### OBJECTIVE
Once the pictures are set aside, transcribe the remaining data exactly.
————
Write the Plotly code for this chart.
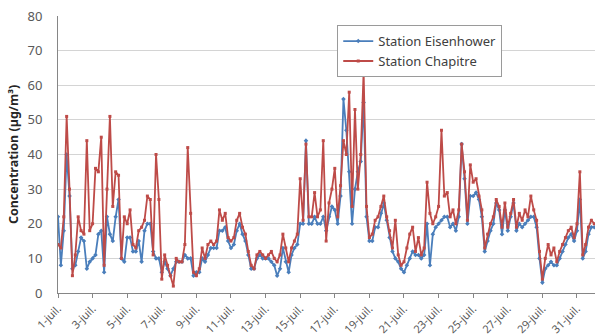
import pandas as pd
import plotly.graph_objects as go

# Concentrations sampled every 4 hours, 1 July 00:00 to 1 August 00:00 (µg/m³)
chapitre = [
    14, 13, 22, 51, 30, 5,      # 1 juil.
    11, 22, 18, 17, 44, 18,     # 2
    20, 36, 35, 45, 8, 30,      # 3
    51, 25, 35, 34, 10, 22,     # 4
    20, 24, 14, 13, 18, 19,     # 5
    21, 28, 27, 11, 40, 27,     # 6
    4, 11, 8, 5, 2, 10,         # 7
    9, 9, 14, 42, 23, 6,        # 8
    5, 7, 13, 10, 14, 15,       # 9
    14, 15, 24, 21, 23, 16,     # 10
    15, 16, 21, 23, 19, 17,     # 11
    12, 8, 7, 11, 12, 11,       # 12
    10, 11, 12, 10, 9, 11,      # 13
    17, 13, 9, 13, 15, 17,      # 14
    33, 21, 43, 22, 22, 29,     # 15
    22, 24, 44, 15, 26, 30,     # 16
    36, 22, 31, 44, 40, 58,     # 17
    25, 53, 30, 40, 64, 25,     # 18
    16, 17, 21, 22, 25, 28,     # 19
    22, 18, 13, 21, 11, 8,      # 20
    9, 13, 17, 19, 12, 16,      # 21
    11, 13, 32, 23, 20, 22,     # 22
    25, 47, 28, 29, 22, 24,     # 23
    20, 24, 43, 35, 21, 37,     # 24
    32, 33, 28, 24, 13, 17,     # 25
    20, 22, 27, 25, 19, 26,     # 26
    19, 23, 27, 19, 23, 21,     # 27
    24, 22, 28, 24, 21, 12,     # 28
    4, 10, 14, 11, 13, 9,       # 29
    12, 14, 16, 18, 19, 16,     # 30
    20, 35, 11, 14, 19, 21,     # 31
    20,
]
eisenhower = [
    22, 8, 18, 40, 28, 7,
    8, 12, 16, 15, 7, 9,
    10, 11, 17, 18, 6, 22,
    17, 15, 22, 27, 10, 9,
    16, 16, 12, 12, 15, 9,
    18, 20, 20, 12, 10, 10,
    6, 9, 7, 5, 7, 9,
    9, 9, 11, 10, 10, 5,
    6, 6, 10, 9, 11, 13,
    13, 13, 18, 18, 19, 15,
    13, 14, 18, 20, 17, 15,
    11, 7, 7, 10, 11, 10,
    10, 10, 9, 8, 5, 7,
    13, 9, 6, 11, 13, 14,
    20, 20, 44, 20, 20, 22,
    20, 20, 22, 18, 22, 25,
    24, 20, 28, 56, 47, 35,
    20, 30, 35, 38, 55, 22,
    15, 15, 19, 19, 23, 26,
    21, 16, 12, 10, 9, 7,
    6, 8, 10, 12, 11, 11,
    10, 11, 20, 8, 17, 19,
    20, 21, 22, 22, 19, 20,
    18, 22, 43, 33, 20, 28,
    28, 29, 27, 22, 12, 15,
    18, 20, 26, 24, 17, 24,
    18, 22, 26, 18, 20, 19,
    20, 21, 22, 22, 19, 10,
    3, 7, 8, 9, 8, 8,
    10, 12, 14, 16, 17, 15,
    18, 27, 10, 12, 17, 19,
    19,
]
times = pd.date_range("2011-07-01 00:00", periods=len(chapitre), freq="4h")

tick_dates = pd.date_range("2011-07-01", "2011-07-31", freq="2D")
tick_labels = [f"{d.day}-juil." for d in tick_dates]

BLUE = "#4a7ebb"
RED = "#be4b48"
FONT = "Noto Sans"

fig = go.Figure()
fig.add_trace(go.Scatter(
    x=times, y=eisenhower, name="Station Eisenhower", mode="lines+markers",
    line=dict(color=BLUE, width=1.8),
    marker=dict(symbol="diamond", size=3.5, color=BLUE),
))
fig.add_trace(go.Scatter(
    x=times, y=chapitre, name="Station Chapitre", mode="lines+markers",
    line=dict(color=RED, width=1.8),
    marker=dict(symbol="square", size=3, color=RED),
))

fig.update_layout(
    width=595, height=335,
    margin=dict(l=58, r=0, t=16, b=42),
    paper_bgcolor="white", plot_bgcolor="white",
    font=dict(family=FONT, size=12, color="#595959"),
    showlegend=True,
    legend=dict(
        x=0.52, y=0.967, xanchor="left", yanchor="top",
        bgcolor="white", bordercolor="#9a9a9a", borderwidth=1,
        font=dict(family=FONT, size=13, color="#404040"),
        itemwidth=30, tracegroupgap=0,
    ),
)
fig.update_xaxes(
    range=["2011-07-01 00:00", "2011-08-01 01:00"],
    tickmode="array", tickvals=tick_dates, ticktext=tick_labels,
    tickangle=-45, ticks="outside", ticklen=4, tickcolor="#868686",
    showline=True, linecolor="#868686", linewidth=1,
    showgrid=False, zeroline=False,
    tickfont=dict(family=FONT, size=11, color="#595959"),
)
fig.update_yaxes(
    range=[0, 80], dtick=10,
    showgrid=True, gridcolor="#d4d4d4", gridwidth=1,
    showline=True, linecolor="#868686", linewidth=1,
    zeroline=False, ticks="", ticklabelstandoff=12,
    tickfont=dict(family=FONT, size=13, color="#595959"),
    title=dict(text="<b>Concentration (µg/m³)</b>",
               font=dict(family=FONT, size=12.5, color="#262626"), standoff=6),
)

fig.write_html("out.html")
————
### OUTPUT OF THE TASK
Write the Plotly code for this chart.
import pandas as pd
import plotly.graph_objects as go

# Concentrations sampled every 4 hours, 1 July 00:00 to 1 August 00:00 (µg/m³)
chapitre = [
    14, 13, 22, 51, 30, 5,      # 1 juil.
    11, 22, 18, 17, 44, 18,     # 2
    20, 36, 35, 45, 8, 30,      # 3
    51, 25, 35, 34, 10, 22,     # 4
    20, 24, 14, 13, 18, 19,     # 5
    21, 28, 27, 11, 40, 27,     # 6
    4, 11, 8, 5, 2, 10,         # 7
    9, 9, 14, 42, 23, 6,        # 8
    5, 7, 13, 10, 14, 15,       # 9
    14, 15, 24, 21, 23, 16,     # 10
    15, 16, 21, 23, 19, 17,     # 11
    12, 8, 7, 11, 12, 11,       # 12
    10, 11, 12, 10, 9, 11,      # 13
    17, 13, 9, 13, 15, 17,      # 14
    33, 21, 43, 22, 22, 29,     # 15
    22, 24, 44, 15, 26, 30,     # 16
    36, 22, 31, 44, 40, 58,     # 17
    25, 53, 30, 40, 64, 25,     # 18
    16, 17, 21, 22, 25, 28,     # 19
    22, 18, 13, 21, 11, 8,      # 20
    9, 13, 17, 19, 12, 16,      # 21
    11, 13, 32, 23, 20, 22,     # 22
    25, 47, 28, 29, 22, 24,     # 23
    20, 24, 43, 35, 21, 37,     # 24
    32, 33, 28, 24, 13, 17,     # 25
    20, 22, 27, 25, 19, 26,     # 26
    19, 23, 27, 19, 23, 21,     # 27
    24, 22, 28, 24, 21, 12,     # 28
    4, 10, 14, 11, 13, 9,       # 29
    12, 14, 16, 18, 19, 16,     # 30
    20, 35, 11, 14, 19, 21,     # 31
    20,
]
eisenhower = [
    22, 8, 18, 40, 28, 7,
    8, 12, 16, 15, 7, 9,
    10, 11, 17, 18, 6, 22,
    17, 15, 22, 27, 10, 9,
    16, 16, 12, 12, 15, 9,
    18, 20, 20, 12, 10, 10,
    6, 9, 7, 5, 7, 9,
    9, 9, 11, 10, 10, 5,
    6, 6, 10, 9, 11, 13,
    13, 13, 18, 18, 19, 15,
    13, 14, 18, 20, 17, 15,
    11, 7, 7, 10, 11, 10,
    10, 10, 9, 8, 5, 7,
    13, 9, 6, 11, 13, 14,
    20, 20, 44, 20, 20, 22,
    20, 20, 22, 18, 22, 25,
    24, 20, 28, 56, 47, 35,
    20, 30, 35, 38, 55, 22,
    15, 15, 19, 19, 23, 26,
    21, 16, 12, 10, 9, 7,
    6, 8, 10, 12, 11, 11,
    10, 11, 20, 8, 17, 19,
    20, 21, 22, 22, 19, 20,
    18, 22, 43, 33, 20, 28,
    28, 29, 27, 22, 12, 15,
    18, 20, 26, 24, 17, 24,
    18, 22, 26, 18, 20, 19,
    20, 21, 22, 22, 19, 10,
    3, 7, 8, 9, 8, 8,
    10, 12, 14, 16, 17, 15,
    18, 27, 10, 12, 17, 19,
    19,
]
times = pd.date_range("2011-07-01 00:00", periods=len(chapitre), freq="4h")

tick_dates = pd.date_range("2011-07-01", "2011-07-31", freq="2D")
tick_labels = [f"{d.day}-juil." for d in tick_dates]

BLUE = "#4a7ebb"
RED = "#be4b48"
FONT = "Noto Sans"

fig = go.Figure()
fig.add_trace(go.Scatter(
    x=times, y=eisenhower, name="Station Eisenhower", mode="lines+markers",
    line=dict(color=BLUE, width=1.8),
    marker=dict(symbol="diamond", size=3.5, color=BLUE),
))
fig.add_trace(go.Scatter(
    x=times, y=chapitre, name="Station Chapitre", mode="lines+markers",
    line=dict(color=RED, width=1.8),
    marker=dict(symbol="square", size=3, color=RED),
))

fig.update_layout(
    width=595, height=335,
    margin=dict(l=58, r=0, t=16, b=42),
    paper_bgcolor="white", plot_bgcolor="white",
    font=dict(family=FONT, size=12, color="#595959"),
    showlegend=True,
    legend=dict(
        x=0.52, y=0.967, xanchor="left", yanchor="top",
        bgcolor="white", bordercolor="#9a9a9a", borderwidth=1,
        font=dict(family=FONT, size=13, color="#404040"),
        itemwidth=30, tracegroupgap=0,
    ),
)
fig.update_xaxes(
    range=["2011-07-01 00:00", "2011-08-01 01:00"],
    tickmode="array", tickvals=tick_dates, ticktext=tick_labels,
    tickangle=-45, ticks="outside", ticklen=4, tickcolor="#868686",
    showline=True, linecolor="#868686", linewidth=1,
    showgrid=False, zeroline=False,
    tickfont=dict(family=FONT, size=11, color="#595959"),
)
fig.update_yaxes(
    range=[0, 80], dtick=10,
    showgrid=True, gridcolor="#d4d4d4", gridwidth=1,
    showline=True, linecolor="#868686", linewidth=1,
    zeroline=False, ticks="", ticklabelstandoff=12,
    tickfont=dict(family=FONT, size=13, color="#595959"),
    title=dict(text="<b>Concentration (µg/m³)</b>",
               font=dict(family=FONT, size=12.5, color="#262626"), standoff=6),
)

fig.write_html("out.html")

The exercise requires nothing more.